Obsession – Nov. 2017

567 printers set the backdrop for OK Go’s latest music video, Obsession. The paper is timed in a grid according to the music and is a collaboration with Double A paper company. It starts out simple, white paper making basic grids, but quickly develops into an almost psychedelic explosion as the band members block their signature choreography and begin to float in front of the screens. And not one paper jam.

Like many of their other videos it is a mixture of real-time, stop-motion, and sped up footage. The higher resolution you’re able to watch the video in, the better, because there are some intricate details you’ll catch on larger screens, like words printed on the colored pages.

The band had to spend two weeks in Japan in preparation and 5 days of filming to get it all finished. It is also made clear at the beginning of the video that all the paper was recycled through a partnership with GreenPeace by the time the video was published. It was uploaded on Thanksgiving Day and had garnered over 1 million views in the first 24 hours.

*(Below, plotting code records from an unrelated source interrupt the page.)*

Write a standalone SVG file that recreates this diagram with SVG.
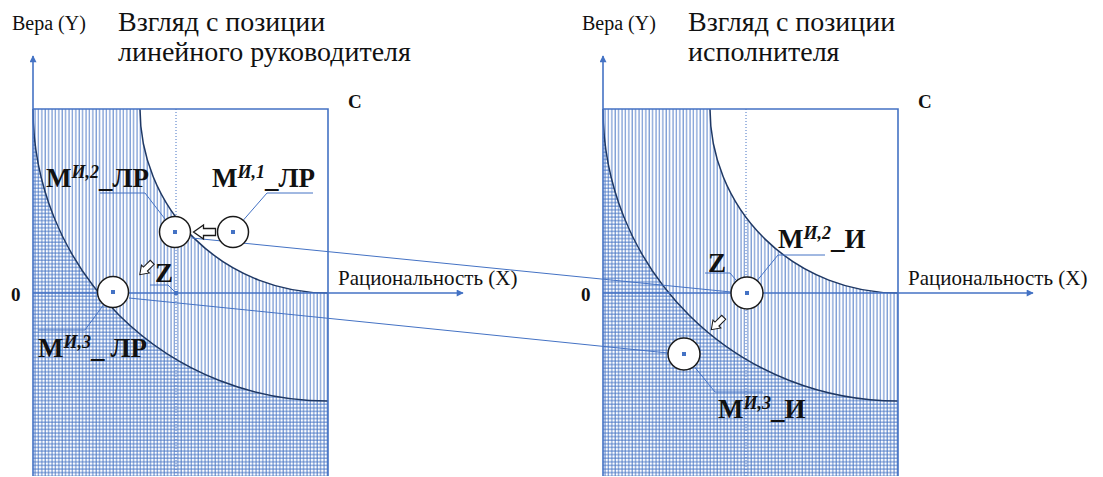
<svg xmlns="http://www.w3.org/2000/svg" xmlns:xlink="http://www.w3.org/1999/xlink" width="1103" height="477" viewBox="0 0 1103 477">
<style>
  .txt { font-family: "Liberation Serif", "Times New Roman", serif; fill: #111; }
  .lbl { font-family: "Liberation Serif", "Times New Roman", serif; font-weight: bold; font-size: 27px; fill: #111; }
  .sup { font-size: 18px; font-style: italic; }
  .axis { stroke: #4472C4; stroke-width: 1.6; fill: none; }
  .curve { stroke: #1F3864; stroke-width: 1.5; fill: none; }
  .dotted { stroke: #4472C4; stroke-width: 1; stroke-dasharray: 1 2; fill: none; }
  .thin { stroke: #4472C4; stroke-width: 1; fill: none; }
  .circ { stroke: #1a1a1a; stroke-width: 1.5; fill: #fff; }
  .dot { fill: #4472C4; }
  .harrow { fill: #fff; stroke: #1a1a1a; stroke-width: 1.3; }
</style>
<defs>
  <pattern id="vhatch" patternUnits="userSpaceOnUse" x="0" y="0" width="3.4" height="10">
    <line x1="1" y1="0" x2="1" y2="10" stroke="#4472C4" stroke-width="1" stroke-opacity="0.9"/>
  </pattern>
  <pattern id="hhatch" patternUnits="userSpaceOnUse" x="0" y="0" width="10" height="3.6">
    <line x1="0" y1="1" x2="10" y2="1" stroke="#4472C4" stroke-width="1" stroke-opacity="0.9"/>
  </pattern>
  <marker id="ah" viewBox="0 0 10 10" refX="9" refY="5" markerUnits="userSpaceOnUse" markerWidth="9" markerHeight="7" orient="auto">
    <path d="M0,0 L10,5 L0,10 z" fill="#4472C4"/>
  </marker>
  <path id="blk" d="M-11,0 L-1,-7 L-1,-3.5 L11,-3.5 L11,3.5 L-1,3.5 L-1,7 Z"/>
  <g id="panel">
    <rect x="33" y="109" width="295" height="367" fill="url(#vhatch)"/>
    <path d="M33,109 A295,292 0 0 0 328,401 L328,476 L33,476 Z" fill="url(#hhatch)"/>
    <path d="M140,109 A188,184 0 0 0 328,293 L328,109 Z" fill="#fff"/>
    <line class="dotted" x1="176" y1="109" x2="176" y2="476"/>
    <path class="curve" d="M33,109 A295,292 0 0 0 328,401"/>
    <path class="curve" d="M140,109 A188,184 0 0 0 328,293"/>
    <polyline class="axis" points="33,109 328,109 328,476"/>
    <line class="axis" x1="33" y1="476" x2="33" y2="56" marker-end="url(#ah)"/>
    <line class="axis" x1="33" y1="293" x2="463" y2="293" marker-end="url(#ah)"/>
  </g>
</defs>

<g id="panel-left">
  <use xlink:href="#panel"/>
  <text class="txt" x="12" y="30" font-size="20">Вера (Y)</text>
  <text class="txt" x="118" y="31" font-size="28">Взгляд с позиции</text>
  <text class="txt" x="118" y="61" font-size="28">линейного руководителя</text>
  <text class="txt" x="348" y="108" font-size="19" font-weight="bold">C</text>
  <text class="txt" x="11" y="301" font-size="19" font-weight="bold">0</text>
  <text class="txt" x="338" y="285" font-size="21">Рациональность (X)</text>
</g>

<g id="panel-right">
  <use xlink:href="#panel" transform="translate(570,0)"/>
  <text class="txt" x="582" y="30" font-size="20">Вера (Y)</text>
  <text class="txt" x="688" y="31" font-size="28">Взгляд с позиции</text>
  <text class="txt" x="688" y="61" font-size="28">исполнителя</text>
  <text class="txt" x="918" y="108" font-size="19" font-weight="bold">C</text>
  <text class="txt" x="581" y="301" font-size="19" font-weight="bold">0</text>
  <text class="txt" x="908" y="285" font-size="21">Рациональность (X)</text>
</g>

<g id="connectors">
  <line class="thin" x1="192" y1="238" x2="731" y2="292"/>
  <line class="thin" x1="129" y1="298" x2="668" y2="353"/>
  <polyline class="thin" points="100,193 145,193 175,232"/>
  <polyline class="thin" points="313,193 267,193 233,232"/>
  <polyline class="thin" points="38,330 85,330 113,292"/>
  <polyline class="thin" points="150,285 168,285 176,293"/>
  <polyline class="thin" points="705,273 730,273 747,293"/>
  <polyline class="thin" points="825,255 778,255 747,293"/>
  <polyline class="thin" points="763,392 715,392 684,354"/>
  <use xlink:href="#blk" class="harrow" transform="translate(204.5,232)"/>
  <use xlink:href="#blk" class="harrow" transform="translate(146,268.5) rotate(-45) scale(0.8)"/>
  <use xlink:href="#blk" class="harrow" transform="translate(717.5,323.5) rotate(-45) scale(0.8)"/>
</g>

<g id="node-m2-lr">
  <circle class="circ" cx="175" cy="232" r="15.5"/>
  <rect class="dot" x="173" y="230" width="4" height="4"/>
  <text class="lbl" x="46" y="187">М<tspan class="sup" dy="-9">И,2</tspan><tspan dy="9">_ЛР</tspan></text>
</g>
<g id="node-m1-lr">
  <circle class="circ" cx="233" cy="232" r="15.5"/>
  <rect class="dot" x="231" y="230" width="4" height="4"/>
  <text class="lbl" x="212" y="187">М<tspan class="sup" dy="-9">И,1</tspan><tspan dy="9">_ЛР</tspan></text>
</g>
<g id="node-m3-lr">
  <circle class="circ" cx="113" cy="292" r="15.5"/>
  <rect class="dot" x="111" y="290" width="4" height="4"/>
  <text class="lbl" x="38" y="357">М<tspan class="sup" dy="-9">И,3</tspan><tspan dy="9">_</tspan><tspan dx="6">ЛР</tspan></text>
</g>
<g id="node-z-lr">
  <rect class="dot" x="174" y="291" width="4" height="4"/>
  <text class="lbl" x="155" y="282" font-size="18">Z</text>
</g>
<g id="node-z-i">
  <circle class="circ" cx="747" cy="293" r="16"/>
  <rect class="dot" x="745" y="291" width="4" height="4"/>
  <text class="lbl" x="708" y="272" font-size="18">Z</text>
</g>
<g id="node-m2-i">
  <text class="lbl" x="778" y="248">М<tspan class="sup" dy="-9">И,2</tspan><tspan dy="9">_И</tspan></text>
</g>
<g id="node-m3-i">
  <circle class="circ" cx="684" cy="354" r="16"/>
  <rect class="dot" x="682" y="352" width="4" height="4"/>
  <text class="lbl" x="718" y="418">М<tspan class="sup" dy="-9">И,3</tspan><tspan dy="9">_И</tspan></text>
</g>
</svg>
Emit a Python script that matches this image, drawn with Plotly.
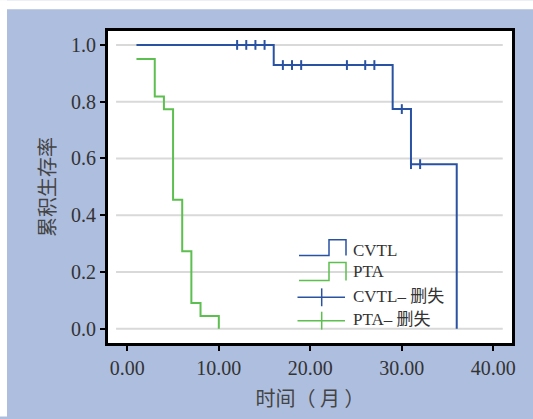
import plotly.graph_objects as go

# ---------------- data ----------------
cvtl_time = [1, 16, 29, 31, 36]
cvtl_surv = [1.0, 0.929, 0.774, 0.58, 0.0]

pta_time = [1, 3, 4, 5, 6, 7, 8, 10]
pta_surv = [0.95, 0.818, 0.773, 0.455, 0.273, 0.091, 0.045, 0.0]

cvtl_cens_time = [12, 13, 14, 15, 17, 18, 19, 24, 26, 27, 30, 31, 32]
cvtl_cens_surv = [1.0, 1.0, 1.0, 1.0, 0.929, 0.929, 0.929, 0.929, 0.929, 0.929, 0.774, 0.58, 0.58]

y_ticks = [0.0, 0.2, 0.4, 0.6, 0.8, 1.0]
x_ticks = [0, 10, 20, 30, 40]

legend_labels = ["CVTL", "PTA", "CVTL– 删失", "PTA– 删失"]

# ---------------- style ----------------
W, H = 533, 419
ML, MR, MT, MB = 107, 20, 30, 73
BLUE = "#2a52a2"
GREEN = "#5cbf4f"
PANEL = "#aebedf"
TXT = "#333333"
FONT = "Liberation Serif, Noto Sans CJK SC, serif"


def px(x):
    """page pixel x -> paper coordinate"""
    return (x - ML) / (W - ML - MR)


def py(y):
    """page pixel y -> paper coordinate"""
    return (H - MB - y) / (H - MT - MB)


fig = go.Figure()

fig.add_trace(go.Scatter(x=cvtl_time, y=cvtl_surv, mode="lines", line_shape="hv",
                         line=dict(color=BLUE, width=2), name=legend_labels[0], showlegend=False))
fig.add_trace(go.Scatter(x=pta_time, y=pta_surv, mode="lines", line_shape="hv",
                         line=dict(color=GREEN, width=2), name=legend_labels[1], showlegend=False))
fig.add_trace(go.Scatter(x=cvtl_cens_time, y=cvtl_cens_surv, mode="markers",
                         marker=dict(symbol="line-ns", size=7, line=dict(color=BLUE, width=2)),
                         name=legend_labels[2], showlegend=False))

shapes = []
# white page strips outside the blue panel (in the margins only)
shapes.append(dict(type="rect", xref="paper", yref="paper", x0=px(0), x1=px(W), y0=py(9), y1=py(0),
                   fillcolor="white", line=dict(width=0), layer="below"))
shapes.append(dict(type="rect", xref="paper", yref="paper", x0=px(0), x1=px(7), y0=py(H), y1=py(0),
                   fillcolor="white", line=dict(width=0), layer="below"))
# horizontal gridlines
for t in y_ticks:
    shapes.append(dict(type="line", xref="x", yref="y", x0=-1.23, x1=41.03, y0=t, y1=t,
                       line=dict(color="#d9d9d9", width=2), layer="below"))
# plot frame
shapes.append(dict(type="rect", xref="paper", yref="paper", x0=0, x1=1, y0=0, y1=1,
                   line=dict(color="black", width=2)))

# legend icons (page pixel positions)
steps = [(257, 241, BLUE), (282, 264, GREEN)]
for low, high, col in steps:
    path = (f"M {px(299)},{py(low)} L {px(329)},{py(low)} L {px(329)},{py(high)} "
            f"L {px(346)},{py(high)} L {px(346)},{py(low)}")
    shapes.append(dict(type="path", xref="paper", yref="paper", path=path,
                       line=dict(color=col, width=1.5)))
cens = [(299, BLUE), (322.5, GREEN)]
for yc, col in cens:
    shapes.append(dict(type="line", xref="paper", yref="paper", x0=px(297.5), x1=px(345),
                       y0=py(yc), y1=py(yc), line=dict(color=col, width=1.5)))
    shapes.append(dict(type="line", xref="paper", yref="paper", x0=px(321.7), x1=px(321.7),
                       y0=py(yc - 9), y1=py(yc + 9), line=dict(color=col, width=1.5)))

annotations = []
for lbl, yc in zip(legend_labels, [251.5, 273.5, 298, 321]):
    annotations.append(dict(text=lbl, xref="paper", yref="paper", x=px(351), y=py(yc),
                            xanchor="left", yanchor="middle", showarrow=False,
                            font=dict(family=FONT, size=17, color=TXT)))

fig.update_layout(
    width=W, height=H,
    margin=dict(l=ML, r=MR, t=MT, b=MB),
    paper_bgcolor=PANEL, plot_bgcolor="white",
    shapes=shapes, annotations=annotations,
    font=dict(family=FONT, size=20, color=TXT),
    showlegend=False,
)
fig.update_xaxes(range=[-2.22, 42.15], tickvals=x_ticks, tickformat=".2f",
                 showgrid=False, zeroline=False,
                 showline=True, mirror=True, linecolor="black", linewidth=2,
                 ticks="outside", ticklen=5, tickwidth=2, tickcolor="black",
                 tickfont=dict(family=FONT, size=20, color=TXT),
                 title=dict(text="时间（ 月 ）", standoff=14,
                            font=dict(family="Noto Sans CJK SC", size=20, color="#444444")))
fig.update_yaxes(range=[-0.0535, 1.0525], tickvals=y_ticks, tickformat=".1f",
                 showgrid=False, zeroline=False,
                 showline=True, mirror=True, linecolor="black", linewidth=2,
                 ticks="outside", ticklen=5, tickwidth=2, tickcolor="black",
                 tickfont=dict(family=FONT, size=20, color=TXT),
                 title=dict(text="累积生存率", standoff=10,
                            font=dict(family="Noto Sans CJK SC", size=20, color="#444444")))

fig.write_html("out.html",
               config={"displayModeBar": False},
               post_script="document.body.style.margin='0';document.body.style.overflow='hidden';")
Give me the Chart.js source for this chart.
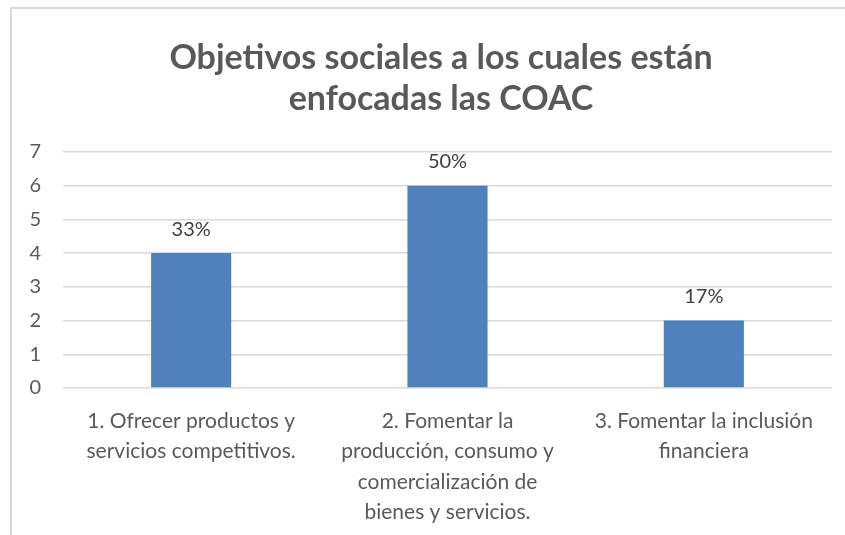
<!DOCTYPE html>
<html>
<head>
<meta charset="utf-8">
<script src="https://cdn.jsdelivr.net/npm/chart.js@4/dist/chart.umd.min.js"></script>
<style>
  html, body { margin: 0; padding: 0; background: #fff; }
  .frame {
    position: absolute; left: 10px; top: 7px;
    width: 900px; height: 600px;
    border: 2px solid #d9d9d9;
  }
  .wrap { position: absolute; left: 0; top: 0; width: 845px; height: 535px; }
</style>
</head>
<body>
<div class="frame"></div>
<div class="wrap"><canvas id="myChart"></canvas></div>
<script>
const categories = [
  ['1. Ofrecer productos y', 'servicios competitivos.'],
  ['2. Fomentar la', 'producción, consumo y', 'comercialización de', 'bienes y servicios.'],
  ['3. Fomentar la inclusión', 'financiera']
];
const counts = [4, 6, 2];
const percentLabels = ['33%', '50%', '17%'];
const yTicks = [0, 1, 2, 3, 4, 5, 6, 7];

const fontFamily = 'Lato, "Open Sans", sans-serif';

// value labels above bars
const barLabels = {
  id: 'barLabels',
  afterDatasetsDraw(chart){
    const ctx = chart.ctx;
    const meta = chart.getDatasetMeta(0);
    ctx.save();
    ctx.font = '20px ' + fontFamily;
    ctx.fillStyle = '#404040';
    ctx.textAlign = 'center';
    ctx.textBaseline = 'middle';
    meta.data.forEach((bar, i) => {
      ctx.fillText(percentLabels[i], bar.x, bar.y - 24);
    });
    ctx.restore();
  }
};

// title sits a bit right of canvas centre in the original
const shiftTitle = {
  id: 'shiftTitle',
  afterLayout(chart){
    if (chart.titleBlock) chart.titleBlock.left += 30;
  }
};

const ctx = document.getElementById('myChart').getContext('2d');

const chart = new Chart(ctx, {
  type: 'bar',
  data: {
    labels: categories,
    datasets: [{
      label: 'Objetivos',
      backgroundColor: '#4F81BD',
      borderWidth: 0,
      data: counts,
      barPercentage: 0.3125,
      categoryPercentage: 1,
    }]
  },
  options: {
    responsive: true,
    maintainAspectRatio: false,
    animation: false,
    layout: { padding: { left: 20, right: 13, top: 0, bottom: 0 } },
    plugins: {
      legend: { display: false },
      tooltip: { enabled: false },
      title: {
        display: true,
        text: ['Objetivos sociales a los cuales están', 'enfocadas las COAC'],
        color: '#595959',
        font: { family: fontFamily, size: 34, weight: 'bold', lineHeight: 1.22 },
        padding: { top: 37, bottom: 32 },
      }
    },
    scales: {
      y: {
        min: 0,
        max: 7,
        afterBuildTicks: axis => { axis.ticks = yTicks.map(v => ({ value: v })); },
        afterFit: axis => { axis.width = 43; },
        grid: { color: '#d9d9d9', lineWidth: 1.5, drawTicks: false },
        border: { display: false },
        ticks: {
          color: '#595959',
          padding: 22,
          font: { family: fontFamily, size: 20 },
        }
      },
      x: {
        grid: { display: false, drawTicks: false },
        border: { display: false },
        afterFit: axis => { axis.height = 147; },
        ticks: {
          color: '#595959',
          padding: 18,
          maxRotation: 0,
          autoSkip: false,
          font: { family: fontFamily, size: 21, lineHeight: 1.45 },
        }
      }
    }
  },
  plugins: [barLabels, shiftTitle]
});
</script>
</body>
</html>
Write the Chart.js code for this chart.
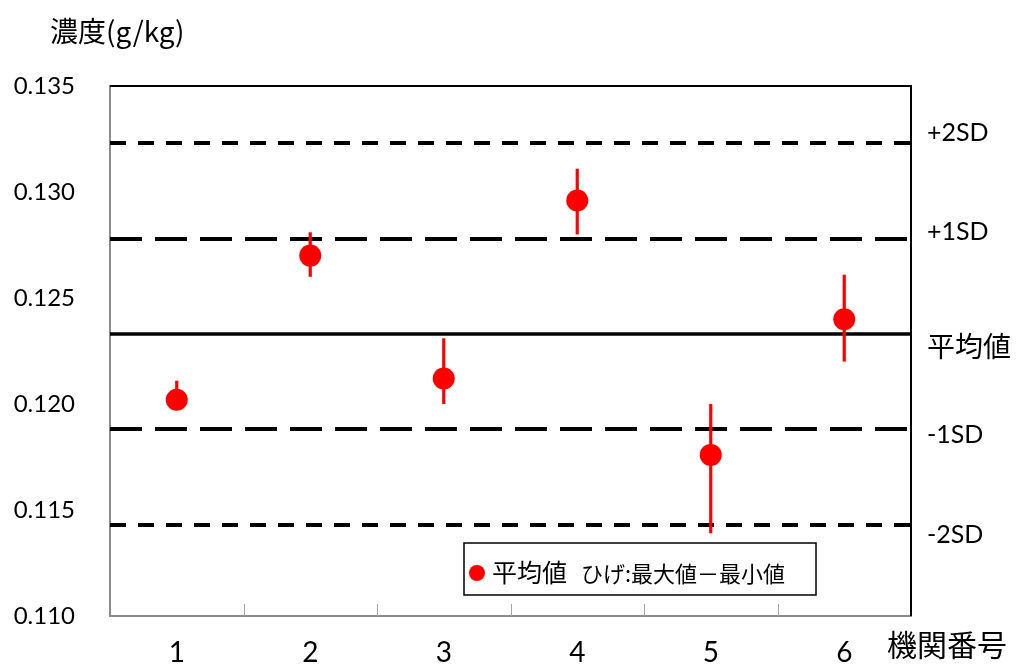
<!DOCTYPE html>
<html>
<head>
<meta charset="utf-8">
<script src="https://cdn.jsdelivr.net/npm/chart.js@4/dist/chart.umd.min.js"></script>
<style>
  html, body { margin: 0; padding: 0; background: #fff; }
  #wrap { width: 1016px; height: 668px; position: relative; }
</style>
</head>
<body>
<div id="wrap"><canvas id="c" width="1016" height="668"></canvas></div>
<script>
// Labs (機関番号) and their results
const labs = ['1', '2', '3', '4', '5', '6'];
const meanValues = [0.1202, 0.1270, 0.1212, 0.1296, 0.1176, 0.1240];
const maxValues  = [0.1211, 0.1281, 0.1231, 0.1311, 0.1200, 0.1261];
const minValues  = [0.1201, 0.1260, 0.1200, 0.1280, 0.1139, 0.1220];

// Reference lines: overall mean and ±1SD / ±2SD
const refNames  = ['+2SD', '+1SD', '平均値', '-1SD', '-2SD'];
const refValues = [0.1323, 0.1278, 0.1233, 0.1188, 0.1143];

// Y axis range and step
const yMin = 0.110, yMax = 0.135, yStep = 0.005;

const LATIN = 'Lato, "Noto Sans CJK JP", sans-serif';
const CJK = '"Noto Sans CJK JP", Lato, sans-serif';

// line style per reference line
const refStyle = {
  '+2SD': { dash: [16, 12], width: 4, lab: { font: '25px ' + LATIN, dy: -10 } },
  '+1SD': { dash: [32, 13], width: 4, lab: { font: '25px ' + LATIN, dy: -7 } },
  '平均値': { dash: [], width: 3.5, lab: { font: '28px ' + CJK, dy: 12 } },
  '-1SD': { dash: [32, 13], width: 4, lab: { font: '25px ' + LATIN, dy: 5 } },
  '-2SD': { dash: [16, 12], width: 4, lab: { font: '25px ' + LATIN, dy: 10 } }
};

const decor = {
  id: 'decor',
  beforeDatasetsDraw(chart) {
    const { ctx, chartArea: a, scales: { x, y } } = chart;
    ctx.save();
    // reference lines
    refValues.forEach((v, i) => {
      const st = refStyle[refNames[i]];
      const py = Math.round(y.getPixelForValue(v));
      ctx.beginPath();
      ctx.setLineDash(st.dash);
      ctx.lineWidth = st.width;
      ctx.strokeStyle = '#000';
      ctx.moveTo(a.left, py);
      ctx.lineTo(a.right, py);
      ctx.stroke();
    });
    ctx.setLineDash([]);
    // whiskers: max to min
    ctx.strokeStyle = '#ff0000';
    ctx.lineWidth = 3.2;
    labs.forEach((l, i) => {
      const px = x.getPixelForValue(i);
      ctx.beginPath();
      ctx.moveTo(px, y.getPixelForValue(maxValues[i]));
      ctx.lineTo(px, y.getPixelForValue(minValues[i]));
      ctx.stroke();
    });
    ctx.restore();
  },
  afterDraw(chart) {
    const { ctx, chartArea: a, scales: { x, y } } = chart;
    ctx.save();
    // small category-boundary ticks on the bottom axis
    ctx.strokeStyle = '#a6a6a6';
    ctx.lineWidth = 1;
    for (let i = 0; i < labs.length - 1; i++) {
      const bx = Math.round((x.getPixelForValue(i) + x.getPixelForValue(i + 1)) / 2) + 0.5;
      ctx.beginPath();
      ctx.moveTo(bx, a.bottom);
      ctx.lineTo(bx, a.bottom - 12);
      ctx.stroke();
    }
    // frame: top and right black
    ctx.strokeStyle = '#000';
    ctx.lineWidth = 2;
    ctx.beginPath();
    ctx.moveTo(a.left, a.top);
    ctx.lineTo(a.right, a.top);
    ctx.lineTo(a.right, a.bottom);
    ctx.stroke();
    // right-hand labels of the reference lines
    ctx.fillStyle = '#000';
    ctx.textAlign = 'left';
    ctx.textBaseline = 'middle';
    refValues.forEach((v, i) => {
      const st = refStyle[refNames[i]];
      ctx.font = st.lab.font;
      ctx.fillText(refNames[i], a.right + 16, y.getPixelForValue(v) + st.lab.dy);
    });
    // axis titles
    ctx.font = '28px ' + CJK;
    ctx.textBaseline = 'middle';
    ctx.fillText('濃度(g/kg)', 50, 31);
    ctx.font = '30px ' + CJK;
    ctx.fillText('機関番号', 887, 645);
    // legend box
    const lx = 464, ly = 543, lw = 352, lh = 52;
    ctx.fillStyle = '#fff';
    ctx.fillRect(lx, ly, lw, lh);
    ctx.strokeStyle = '#000';
    ctx.lineWidth = 1.5;
    ctx.strokeRect(lx, ly, lw, lh);
    ctx.fillStyle = '#ff0000';
    ctx.beginPath();
    ctx.arc(477, 573, 8, 0, Math.PI * 2);
    ctx.fill();
    ctx.fillStyle = '#000';
    ctx.font = '25px ' + CJK;
    ctx.fillText('平均値', 492, 572);
    ctx.font = '22px ' + CJK;
    ctx.fillText('ひげ:最大値－最小値', 581, 574);
    ctx.restore();
  }
};

new Chart(document.getElementById('c'), {
  type: 'line',
  data: {
    labels: labs,
    datasets: [{
      label: '平均値',
      data: meanValues,
      showLine: false,
      pointRadius: 11,
      pointHoverRadius: 11,
      pointBackgroundColor: '#ff0000',
      pointBorderColor: '#ff0000',
      pointBorderWidth: 0
    }]
  },
  options: {
    responsive: false,
    animation: false,
    events: [],
    layout: { padding: { top: 86, right: 105, left: 0, bottom: 0 } },
    plugins: { legend: { display: false }, tooltip: { enabled: false } },
    scales: {
      x: {
        type: 'category',
        offset: true,
        grid: { display: false, drawTicks: false },
        border: { display: true, color: '#8c8c8c', width: 2 },
        ticks: { color: '#000', font: { family: LATIN, size: 28 }, padding: 20 },
        afterFit(s) { s.height = 52; }
      },
      y: {
        min: yMin, max: yMax,
        grid: { display: false, drawTicks: false },
        border: { display: true, color: '#8c8c8c', width: 2 },
        ticks: {
          stepSize: yStep,
          color: '#000',
          font: { family: LATIN, size: 24 },
          padding: 35,
          callback: v => v.toFixed(3)
        },
        afterFit(s) { s.width = 110; }
      }
    }
  },
  plugins: [decor]
});
</script>
</body>
</html>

We are individually pretty small drops in the bucket, but collectively we are all powerful.

Honorable Mentions:

OK Go’s influence as creatives has spread to partnerships with many different companies, including Sesame Street, The Muppet Show, and Macalline. These honorable mentions contribute to the understanding of the band’s cross-platform impact on online videos everywhere.

Muppet Show Theme Song -2011


A brilliant version of The Muppets Theme Song that parodies many OK Go music videos from “The Muppets: Green Album”


Three Primary Colors with Sesame Street – 2012


A video utilizing post-it notes and stop-motion from Episdoe 4,281 of Sesame Street


Red Star Macalline Commercial – 2015


Produced for Red Star Macalline and featuring a remixed version of OK Go’s song, “I Wont Let You Down”. It took just as much work as their music video “The Writing’s On the Wall” and utilizes many tropes the band is now well known for, like perspective and camera angle tricks and even a rotating hallway dance sequence!


Now you know. And now you’ll be anticipating what they think up next with the rest of us.